A sostenerlo è lo stesso Cancelliere Sebastian Kurz, il quale, nonostante il messaggio duro, ci tiene a non sollevare polemiche. Il politico ha infatti riconosciuto all’Unione Europea di aver proceduto con una strategia corretta che, tuttavia, è stata fiaccata dai rallentamenti delle aziende farmaceutiche e da processi di approvazione dei medicamenti che sono stati accusati di inefficienza.

L’idea è ora quella di entrare in un’ottica lungimirante e di unire le forze con Danimarca e Israele per creare una filiera vaccinale che possa supportare le necessità delle prossime stagionalità del coronavirus.

Secondo ai calcoli degli esperti viennesi, infatti, nei prossimi anni il Paese dovrà avere a disposizione vaccini sufficienti a immunizzare 6 milioni di abitanti annualmente, se vuole fronteggiare con efficienza le varianti del Covid-19.

Bruxelles, al centro di critiche proprio per come ha gestito la distribuzione dei vaccini, ha risposto con parole estremamente misurate, suggerendo che la cosa non sia assolutamente vietata e che, anzi, “diversi approcci” non possano che dimostrarsi utili.

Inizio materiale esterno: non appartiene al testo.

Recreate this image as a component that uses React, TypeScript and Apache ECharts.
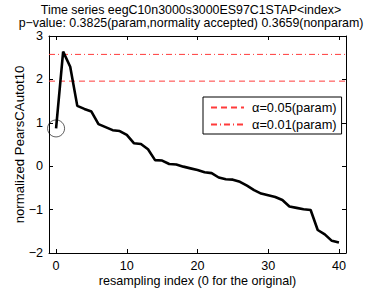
import React, { useEffect, useRef } from "react";
import * as echarts from "echarts";

const titleLines = [
  "Time series eegC10n3000s3000ES97C1STAP<index>",
  "p\u2212value: 0.3825(param,normality accepted) 0.3659(nonparam)",
];
const xLabel = "resampling index (0 for the original)";
const yLabel = "normalized PearsCAutot10";
const xTicks = [0, 10, 20, 30, 40];
const values = [
  0.87, 2.64, 2.29, 1.39, 1.32, 1.26, 0.97, 0.9, 0.83, 0.81, 0.72, 0.53, 0.51,
  0.39, 0.14, 0.13, 0.05, 0.04, -0.01, -0.05, -0.09, -0.14, -0.16, -0.26, -0.3,
  -0.31, -0.36, -0.45, -0.55, -0.63, -0.67, -0.71, -0.78, -0.93, -0.96, -0.99,
  -1.01, -1.47, -1.57, -1.72, -1.76,
];
const alpha05 = 1.96;
const alpha01 = 2.576;
const xRange = [-1, 41];
const legendNames = ["\u03b1=0.05(param)", "\u03b1=0.01(param)"];
const red = "#ff3b3b";

export default function App() {
  const ref = useRef<HTMLDivElement>(null);
  useEffect(() => {
    if (!ref.current) return;
    const chart = echarts.init(ref.current, null, { renderer: "svg" });
    const font = "'Liberation Sans', Arial, sans-serif";
    const fs = 12.6;
    const axisCommon = {
      axisLine: { show: true, onZero: false, lineStyle: { color: "#000", width: 1 } },
      axisTick: { inside: true, length: 4, lineStyle: { color: "#000" } },
      splitLine: { show: false },
    };
    chart.setOption({
      animation: false,
      backgroundColor: "#fff",
      textStyle: { fontFamily: font },
      title: {
        text: titleLines.join("\n"),
        left: "center",
        top: 3,
        padding: 0,
        textStyle: { fontSize: 12.4, fontWeight: "normal", color: "#000", lineHeight: 13, fontFamily: font },
      },
      grid: { left: 49, right: 36, top: 36, bottom: 35, outerBoundsMode: "none", containLabel: false },
      legend: {
        orient: "vertical",
        left: 203,
        top: 97,
        padding: [4, 5, 3, 7],
        itemGap: 4,
        itemWidth: 33,
        itemHeight: 10,
        borderColor: "#000",
        borderWidth: 1,
        backgroundColor: "#fff",
        borderRadius: 0,
        itemStyle: { opacity: 0 },
        textStyle: { fontSize: 12.8, color: "#000", fontFamily: font, padding: [0, 0, 0, 3] },
        data: legendNames,
      },
      xAxis: [
        {
          type: "value",
          min: xRange[0],
          max: xRange[1],
          ...axisCommon,
          axisTick: { ...axisCommon.axisTick, customValues: xTicks },
          axisLabel: { customValues: xTicks, color: "#000", fontSize: fs, margin: 6, fontFamily: font },
          name: xLabel,
          nameLocation: "middle",
          nameGap: 21,
          nameMoveOverlap: false,
          nameTextStyle: { fontSize: 12.6, color: "#000", fontFamily: font },
        },
        {
          type: "value",
          position: "top",
          min: xRange[0],
          max: xRange[1],
          ...axisCommon,
          axisTick: { ...axisCommon.axisTick, customValues: xTicks },
          axisLabel: { show: false, customValues: xTicks },
        },
      ],
      yAxis: [
        {
          type: "value",
          min: -2,
          max: 3,
          interval: 1,
          ...axisCommon,
          axisLabel: { color: "#000", fontSize: fs, lineHeight: 12, margin: 6, fontFamily: font, formatter: (v: number) => (v < 0 ? "\u2212" + Math.abs(v) : String(v)) },
          name: yLabel,
          nameLocation: "middle",
          nameGap: 23,
          nameMoveOverlap: false,
          nameTextStyle: { fontSize: 13.2, color: "#000", fontFamily: font },
        },
        {
          type: "value",
          position: "right",
          min: -2,
          max: 3,
          interval: 1,
          ...axisCommon,
          axisLabel: { show: false },
        },
      ],
      series: [
        {
          type: "line",
          data: values.map((v, i) => [i, v]),
          symbol: "none",
          color: "#000",
          lineStyle: { color: "#000", width: 2.6 },
          silent: true,
          z: 3,
        },
        {
          type: "scatter",
          data: [[0, values[0]]],
          symbolSize: 17,
          itemStyle: { color: "rgba(0,0,0,0)", borderColor: "#000", borderWidth: 0.8 },
          z: 4,
        },
        {
          name: legendNames[0],
          type: "line",
          data: [[xRange[0], alpha05], [xRange[1], alpha05]],
          symbol: "none",
          color: red,
          itemStyle: { color: red },
          lineStyle: { color: red, width: 1, type: [6, 4] },
          z: 2,
        },
        {
          name: legendNames[1],
          type: "line",
          data: [[xRange[0], alpha01], [xRange[1], alpha01]],
          symbol: "none",
          color: red,
          itemStyle: { color: red },
          lineStyle: { color: red, width: 1, type: [6, 3, 1, 3] },
          z: 2,
        },
      ],
    });
    return () => chart.dispose();
  }, []);
  return <div ref={ref} style={{ width: 382, height: 288, position: "absolute", left: 0, top: 0 }} />;
}
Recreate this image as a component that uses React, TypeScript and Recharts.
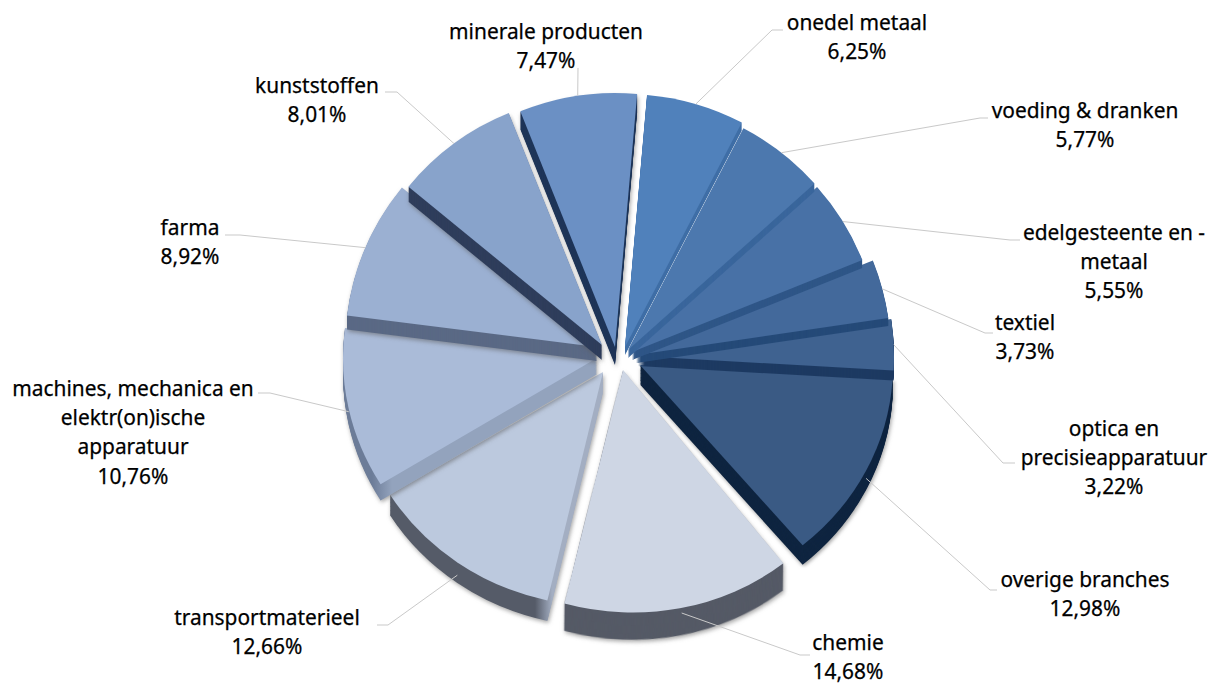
import React from 'react';
import { PieChart, Pie, Sector } from 'recharts';

const categories = ['onedel metaal', 'voeding & dranken', 'edelgesteente en - metaal', 'textiel', 'optica en precisieapparatuur', 'overige branches', 'chemie', 'transportmaterieel', 'machines, mechanica en elektr(on)ische apparatuur', 'farma', 'kunststoffen', 'minerale producten'];
const shares = [6.25, 5.77, 5.55, 3.73, 3.22, 12.98, 14.68, 12.66, 10.76, 8.92, 8.01, 7.47];
const labelLines = [['onedel metaal'], ['voeding & dranken'], ['edelgesteente en -', 'metaal'], ['textiel'], ['optica en', 'precisieapparatuur'], ['overige branches'], ['chemie'], ['transportmaterieel'], ['machines, mechanica en', 'elektr(on)ische', 'apparatuur'], ['farma'], ['kunststoffen'], ['minerale producten']];
const topColors = ['#5081bb', '#4c78ae', '#4871a6', '#43699b', '#3f6290', '#3a5a84', '#ced6e4', '#bcc9de', '#aabbd8', '#9bb0d2', '#88a3cb', '#6b90c4'];
const sideColors = ['#3f6ea6', '#3a669c', '#2f5687', '#254a78', '#1d3a62', '#0f2540', '#555a66', 'url(#transportSide)', 'url(#machinesSide)', '#5a6985', '#2f3e5c', '#1f3558'];

// Drawing layout, separate from the data: offset of each exploded slice from the pie centre, radius, depth, and a perspective matrix [a, b, c, d].
const CX = 620;
const CY = 358;
const explode: [number, number, number, number, number[]][] = [
  [5, -11, 253, 8, [1, 0, 0, 1]],
  [8, -8, 250, 8, [1, 0, 0, 1]],
  [12, -6, 248, 8, [1, 0, 0, 1]],
  [16, -3, 255, 8, [1, 0, 0, 1]],
  [18, -2, 256, 10, [1, 0, 0, 1]],
  [20, 7, 253, 21, [1, 0, 0, 0.93]],
  [3, 12, 250, 28, [1.01, 0.048, -0.01, 0.969]],
  [-17, 14, 250, 22, [1, 0, 0, 0.937]],
  [-23, 0, 254, 17, [1, 0, 0, 0.95]],
  [-23, -11, 252, 14, [1, 0, 0, 1]],
  [-18, -13, 250, 15, [1, 0, 0, 1]],
  [-5, -11, 254, 18, [1, 0, 0, 1]],
];
// Slices are painted bottom to top so each side wall overlaps the slice below it.
const paintOrder = [6, 5, 7, 4, 8, 3, 9, 2, 10, 1, 11, 0];
// [elbow x, elbow y, end x, text centre x, first line centre y]
const labelLayout = [[772, 30, 783, 857, 22], [980, 118, 988, 1085, 110], [1010, 240, 1020, 1114, 232], [985, 333, 993, 1025, 322], [1003, 463, 1015, 1114, 428], [990, 590, 997, 1085, 579], [800, 655, 810, 848, 642], [388, 625, 377, 267, 617], [270, 393, 258, 133, 388], [240, 235, 225, 190, 227], [397, 92, 385, 317, 85], [578, 68, 578, 546, 31]];

const data = categories.map((name, i) => ({ name, value: shares[i], idx: i }));

const RAD = Math.PI / 180;

function Slice(props: any) {
  const i = props.payload?.idx ?? props.idx;
  const [dx, dy, r, depth, m] = explode[i];
  const ax = props.cx + dx;
  const ay = props.cy + dy;
  const common = { innerRadius: 0, outerRadius: r, startAngle: props.startAngle, endAngle: props.endAngle, stroke: 'none' };
  const layers = [];
  for (let d = depth; d >= 1; d--) {
    layers.push(<Sector key={d} cx={ax} cy={ay + d} fill={sideColors[i]} {...common} />);
  }
  return (
    <g transform={`translate(${ax} ${ay}) matrix(${m.join(' ')} 0 0) translate(${-ax} ${-ay})`}>
      <defs>
        <linearGradient id="transportSide" gradientUnits="userSpaceOnUse" x1="535" y1="0" x2="552" y2="0">
          <stop offset="0" stopColor="#555b68" />
          <stop offset="1" stopColor="#a3aec2" />
        </linearGradient>
        <linearGradient id="machinesSide" gradientUnits="userSpaceOnUse" x1="372" y1="0" x2="392" y2="0">
          <stop offset="0" stopColor="#6c7c98" />
          <stop offset="1" stopColor="#93a3bd" />
        </linearGradient>
      </defs>
      <g style={i < 5 ? undefined : { filter: 'drop-shadow(1px 2px 2px rgba(90,90,90,0.55))' }}>{layers}</g>
      <Sector cx={ax} cy={ay} fill={topColors[i]} {...common} />
    </g>
  );
}

function SliceLabel(props: any) {
  const i = props.payload?.idx ?? props.index;
  const [dx, dy, r] = explode[i];
  const [ex, ey, endX, tx, ty] = labelLayout[i];
  const sx = props.cx + dx + r * Math.cos(props.midAngle * RAD);
  const sy = props.cy + dy - r * Math.sin(props.midAngle * RAD);
  const lines = [...labelLines[i], shares[i].toFixed(2).replace('.', ',') + '%'];
  return (
    <g>
      <polyline points={`${sx},${sy} ${ex},${ey} ${endX},${ey}`} fill="none" stroke="#c9c9c9" strokeWidth={1} />
      {lines.map((t, k) => (
        <text key={k} x={tx} y={ty + k * 29.2} textAnchor="middle" dominantBaseline="central" fontFamily="'Noto Sans', sans-serif" fontSize={20.9} stroke="#000" strokeWidth={0.25} fill="#000">{t}</text>
      ))}
    </g>
  );
}

const pieBase = { data, dataKey: 'value', nameKey: 'name', cx: CX, cy: CY, innerRadius: 0, outerRadius: 250, startAngle: 85, endAngle: -275, stroke: 'none', isAnimationActive: false, labelLine: false };

export default function App() {
  return (
    <div style={{ position: 'absolute', left: 0, top: 0, width: 1209, height: 686 }}>
      <PieChart width={1209} height={686} margin={{ top: 0, right: 0, bottom: 0, left: 0 }}>
        {paintOrder.map((idx) => (
          <Pie key={idx} {...pieBase} label={false} shape={(p: any) => (p.payload?.idx === idx ? <Slice {...p} /> : <g />)} />
        ))}
        <Pie key="labels" {...pieBase} label={SliceLabel} shape={() => <g />} />
      </PieChart>
    </div>
  );
}
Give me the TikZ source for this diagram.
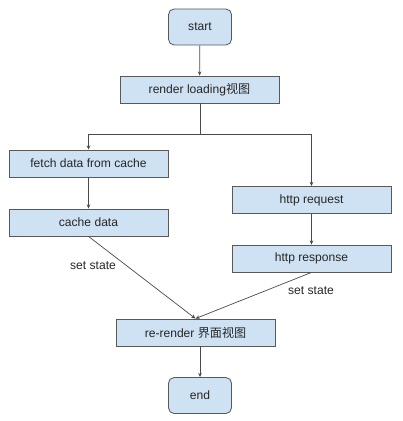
\documentclass[tikz,border=0pt]{standalone}
\usepackage{fontspec}
\setmainfont{Liberation Sans}
\newfontfamily\cjk{Noto Sans CJK SC}
\usetikzlibrary{positioning,arrows.meta}
\definecolor{boxfill}{HTML}{CFE2F3}
\definecolor{boxline}{HTML}{595959}
\definecolor{wire}{HTML}{4A4A4A}

\begin{document}
\begin{tikzpicture}[x=0.025cm,y=-0.025cm,
    font=\fontsize{8.6}{10}\selectfont,
    stepbox/.style={draw=boxline,fill=boxfill,line width=0.6pt,
      minimum width=3.975cm,minimum height=0.675cm,inner sep=0pt,text=black!85},
    termbox/.style={stepbox,rounded corners=4pt,
      minimum width=1.575cm,minimum height=0.9cm},
    wire/.style={draw=wire,line width=0.5pt},
    arr/.style={wire,-{Stealth[length=3pt,width=2.6pt]}},
    lbl/.style={inner sep=1pt,text=black!85}]
            \useasboundingbox (0,0) rectangle (402,421);
            % boxes
            \node[termbox] (start) at (200,27) {start};
            \node[stepbox] (loading) at (199.5,89.5) {render loading{\cjk 视图}};
            \node[stepbox] (fetch) at (88.5,163.5) {fetch data from cache};
            \node[stepbox] (cache) at (88.5,222.5) {cache data};
            \node[stepbox] (req) at (311.5,200) {http request};
            \node[stepbox] (resp) at (311.5,258.5) {http response};
            \node[stepbox] (rerender) at (195.5,332.5) {re-render {\cjk 界面视图}};
            \node[termbox] (end) at (200,395.5) {end};
            \coordinate (split) at (200,134);
            % connectors
            \draw[arr] (start) -- (loading);
            \draw[wire] (loading.south -| split) -- (split);
            \draw[arr] (split) -| (fetch);
            \draw[arr] (split) -| (req);
            \draw[arr] (fetch) -- (cache);
            \draw[arr] (req) -- (resp);
            \draw[arr] (cache.south) -- (rerender.north);
            \draw[arr] (resp.south) -- (rerender.north);
            \draw[arr] (rerender.south -| end) -- (end);
            \node[lbl] (setl) at (93,266) {set state};
            \node[lbl] (setr) at (311,291) {set state};
          \end{tikzpicture}
\end{document}
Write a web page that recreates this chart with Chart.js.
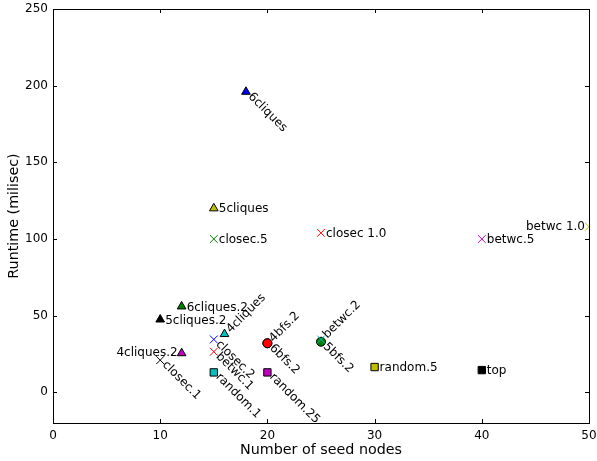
<!DOCTYPE html>
<html>
<head>
<meta charset="utf-8">
<script src="https://cdn.jsdelivr.net/npm/chart.js@4.4.0/dist/chart.umd.min.js"></script>
<style>
  html, body { margin: 0; padding: 0; background: #fff; }
</style>
</head>
<body>
<canvas id="c" width="597" height="461"></canvas>
<script>
// one entry per method: name, seed nodes, runtime, marker colour, marker shape, label side
const names  = ["6cliques", "5cliques", "closec.5", "closec 1.0", "betwc.5", "betwc 1.0",
                "6cliques.2", "5cliques.2", "4cliques", "closec.2", "betwc.1", "4cliques.2",
                "closec.1", "random.1", "4bfs.2", "6bfs.2", "random.25", "betwc.2", "5bfs.2",
                "random.5", "top"];
const seeds  = [18, 15, 15, 25, 40, 50,
                12, 10, 16, 15, 15, 12,
                10, 15, 20, 20, 20, 25, 25,
                30, 40];
const times  = [196, 120, 100, 104, 100, 108,
                56, 47.5, 38, 34.5, 26.5, 25.5,
                21, 13, 32, 32, 13, 34.5, 33,
                16.5, 14.5];
const colors = ["#0000ff", "#bfbf00", "#008000", "#ff0000", "#bf00bf", "#bfbf00",
                "#008000", "#000000", "#00bfbf", "#0000ff", "#ff0000", "#bf00bf",
                "#000000", "#00bfbf", "#ff0000", "#ff0000", "#bf00bf", "#00bfbf", "#008000",
                "#bfbf00", "#000000"];
const shapes = ["triangle", "triangle", "crossRot", "crossRot", "crossRot", "crossRot",
                "triangle", "triangle", "triangle", "crossRot", "crossRot", "triangle",
                "crossRot", "rect", "circle", "circle", "rect", "crossRot", "circle",
                "rect", "rect"];
// r = right, l = left, d = rotated down-right, u = rotated up-right
const sides  = ["d", "r", "r", "r", "r", "l",
                "r", "r", "u", "d", "d", "l",
                "d", "d", "u", "d", "d", "u", "d",
                "r", "r"];

const xTicks = [0, 10, 20, 30, 40, 50];
const yTicks = [0, 50, 100, 150, 200, 250];

const FONT = "DejaVu Sans";
const sizes = { triangle: 5, crossRot: 5.5, rect: 5.2, circle: 4.5 };

const datasets = names.map((n, i) => {
  const cross = shapes[i] === "crossRot";
  return {
    label: n,
    data: [{ x: seeds[i], y: times[i] }],
    pointStyle: shapes[i],
    pointRadius: sizes[shapes[i]],
    pointHoverRadius: sizes[shapes[i]],
    backgroundColor: colors[i],
    borderColor: cross ? colors[i] : "#000",
    borderWidth: 1
  };
});

// point labels, inward tick marks and the top/right frame
const decor = {
  id: "decor",
  afterDatasetsDraw(chart) {
    const { ctx, chartArea: a, scales: { x, y } } = chart;
    ctx.save();
    ctx.font = "12px '" + FONT + "'";
    ctx.fillStyle = "#000";
    ctx.textBaseline = "middle";
    names.forEach((n, i) => {
      const px = x.getPixelForValue(seeds[i]);
      const py = y.getPixelForValue(times[i]);
      ctx.save();
      const s = sides[i];
      if (s === "r") {
        ctx.textAlign = "left";
        ctx.fillText(n, px + 5, py + 1);
      } else if (s === "l") {
        ctx.textAlign = "right";
        ctx.fillText(n, px - 4, py);
      } else if (s === "d") {
        ctx.translate(px + 4, py + 3);
        ctx.rotate(Math.PI / 4);
        ctx.textAlign = "left";
        ctx.fillText(n, 0, 0);
      } else {
        ctx.translate(px + 4, py - 3);
        ctx.rotate(-Math.PI / 4);
        ctx.textAlign = "left";
        ctx.fillText(n, 0, 0);
      }
      ctx.restore();
    });

    ctx.strokeStyle = "#000";
    ctx.lineWidth = 1;
    ctx.beginPath();
    xTicks.forEach(v => {
      const px = Math.round(x.getPixelForValue(v)) + 0.5;
      ctx.moveTo(px, a.bottom); ctx.lineTo(px, a.bottom - 4);
      ctx.moveTo(px, a.top); ctx.lineTo(px, a.top + 4);
    });
    yTicks.forEach(v => {
      const py = Math.round(y.getPixelForValue(v)) + 0.5;
      ctx.moveTo(a.left, py); ctx.lineTo(a.left + 4, py);
      ctx.moveTo(a.right, py); ctx.lineTo(a.right - 4, py);
    });
    ctx.stroke();
    ctx.strokeRect(Math.round(a.left) + 0.5, Math.round(a.top) + 0.5,
                   Math.round(a.right - a.left), Math.round(a.bottom - a.top));
    ctx.restore();
  }
};

new Chart(document.getElementById("c"), {
  type: "scatter",
  data: { datasets },
  plugins: [decor],
  options: {
    responsive: false,
    animation: false,
    devicePixelRatio: 1,
    layout: { padding: { top: 9, right: 8, bottom: 0, left: 0 } },
    plugins: { legend: { display: false }, tooltip: { enabled: false } },
    scales: {
      x: {
        type: "linear", min: 0, max: 50,
        afterBuildTicks: s => { s.ticks = xTicks.map(v => ({ value: v })); },
        afterFit: s => { s.height = 38; s.paddingLeft = 0; s.paddingRight = 0; },
        grid: { display: false, drawTicks: false },
        border: { display: false },
        ticks: { color: "#000", padding: 6, maxRotation: 0, font: { family: FONT, size: 12 } },
        title: { display: true, text: "Number of seed nodes", color: "#000",
                 padding: { top: 0, bottom: 2 }, font: { family: FONT, size: 14.3 } }
      },
      y: {
        type: "linear", min: -20, max: 250,
        afterBuildTicks: s => { s.ticks = yTicks.map(v => ({ value: v })); },
        afterFit: s => { s.width = 53; s.paddingTop = 0; s.paddingBottom = 0; },
        grid: { display: false, drawTicks: false },
        border: { display: false },
        ticks: { color: "#000", padding: 5, font: { family: FONT, size: 12 } },
        title: { display: true, text: "Runtime (milisec)", color: "#000",
                 padding: { top: 6, bottom: 0 }, font: { family: FONT, size: 14.3 } }
      }
    }
  }
});
</script>
</body>
</html>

C’è inoltre da aspettarsi che Israele sia particolarmente motivata a impegnarsi in prima persona nella fabbricazione dei medicinali: il suo piano di vaccinazione è stato – escludendo dai calcoli la Cisgiordania – intensivo e la sua gestione ha richiesto ingenti risorse finanziarie, ma anche una certa mole di sacrificio umano.

Per i problemi immediati, invece, l’Austria sembra pronta a unirsi a Ungheria, Slovacchia, Repubblica Ceca e San Marino nella lista di coloro che, per uscire prima dall’emergenza, vogliono affidarsi ai vaccini russi Sputnik V, non ancora autorizzati dai laboratori europei.